Frequently asked questions
What is the difference between unit economics and profit margin?
Profit margin is usually a percentage of revenue you keep after costs, often calculated at the whole-business level. Unit economics is the dollars-and-cents profit or loss on a single sale, including the cost to acquire that customer. You can have a fine-looking margin and still have broken unit economics once acquisition cost is included.
What costs should I include in unit economics?
Include everything that scales with each sale: the cost of goods, packaging, shipping to the customer, payment processing fees, expected returns, and your customer acquisition cost. Leave out fixed costs like rent, software, and salaries, which belong in your overall profit and loss rather than the per-unit calculation.

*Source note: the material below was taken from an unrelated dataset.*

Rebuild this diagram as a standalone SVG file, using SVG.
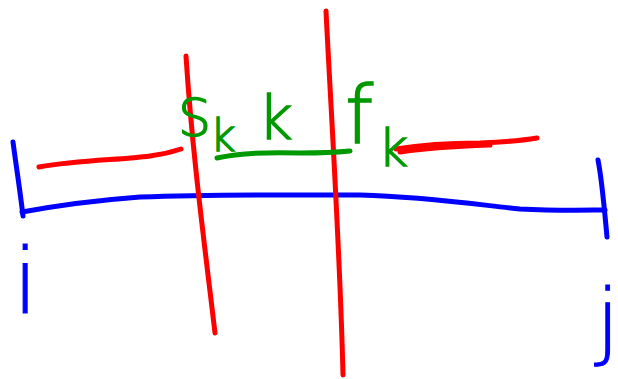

What is a good LTV-to-CAC ratio?
A commonly cited healthy target is 3:1, meaning a customer is worth at least three times what it cost to acquire them across their lifetime. Below 1:1 you lose money on each customer. Much higher than 3:1 can mean you are underinvesting in growth and leaving sales on the table.
How is unit economics different from break-even point?
Unit economics tells you the profit on one sale, while your break-even point tells you how many of those sales you need to cover your fixed costs. They work together: your per-unit contribution margin is the input that determines how high your break-even volume is.
Can a business with negative unit economics ever succeed?
Sometimes, but only deliberately and temporarily. Some companies lose money on the first order to win a customer who buys repeatedly, betting that lifetime value will more than repay the early loss. That only works if you have strong retention data and the cash to fund the gap. For most first-time founders, aiming for positive unit economics from the start is far safer.
How often should I recalculate my unit economics?
Recheck whenever a major cost changes, such as a supplier price increase, a jump in ad costs, or a new shipping rate. At minimum, review the numbers monthly. Costs drift quietly, and a unit that was profitable last quarter can slip underwater without any single dramatic change.